Joppa: Mit den Duisburger Wochenmärkten sind etwa 2000 Arbeitsplätze verbunden, wovon rund 75 % mit Duisburgerinnen bzw. Duisburgern besetzt sind.

Wie viele Menschen kaufen denn auf den Duisburger Wochenmärkten ein?

Joppa: Es gibt insgesamt keine exakt erfassten Besucherzahlen für Wochenmärkte. Auch ist die Schwankungsbreite der Kundenanzahl sehr stark von der Größe des einzelnen Marktes abhängig. Ein kleiner Wochenmarkt mit 5 bis 10 Anbietern kann mit durchschnittlich 300 bis 500 Kundenkontakten zurechtkommen während es die beiden größten Duisburger Wochenmärkte in Hamborn und Hochemmerich an umsatzstarken Samstagen auf bis zu 10.000 Kundinnen und Kunden bringen können.

Welche Märkte laufen besonders gut? Welche Märkte laufen schlecht? Und, vor allem, warum?

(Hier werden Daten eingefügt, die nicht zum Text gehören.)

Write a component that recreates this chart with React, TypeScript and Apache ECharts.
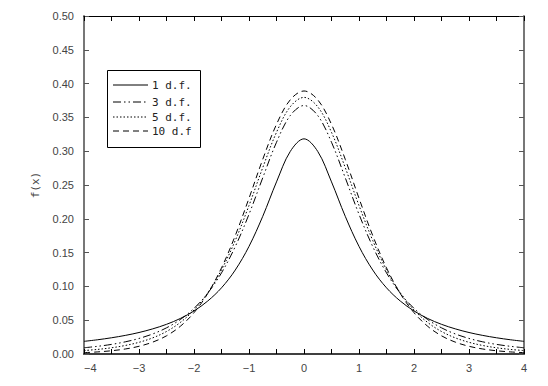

Joppa: Die kleineren bis mittleren Märkte sind stark abhängig von der Struktur ihres jeweiligen Stadtteils bzw. Quartiers. Hier sind die Wochenmärkte das Spiegelbild der Entwicklung und wenn Stadtteile strukturelle Probleme haben, so leiden auch die Wochenmärkte darunter. Das ist z.B. zurzeit in Laar und Beeck der Fall. Die größeren Märkte sind etwas unabhängiger von ihrem unmittelbaren Umfeld und werden auch überregional besucht. Hier steht umso mehr das Einkaufserlebnis im Vordergrund und die Kundinnen und Kunden genießen - im Gegensatz zur häufig sterilen Atmosphäre im stationären Lebensmittel-Einzelhandel- die häufig mediterrane Atmosphäre auf den Wochenmärkten.

Besonders positive Beispiele dafür sind die Märkte in Hamborn und Hochemmerich aber auch in Hochheide und Aldenrade. Stark besucht sind auch die Multi-Kulti-Märkte in Hochfeld und Bruckhausen und eine besonders gute Entwicklung hat der Bauernmarkt in der Duisburger City mit seinem tollen Frischwarenangebot zu verzeichnen.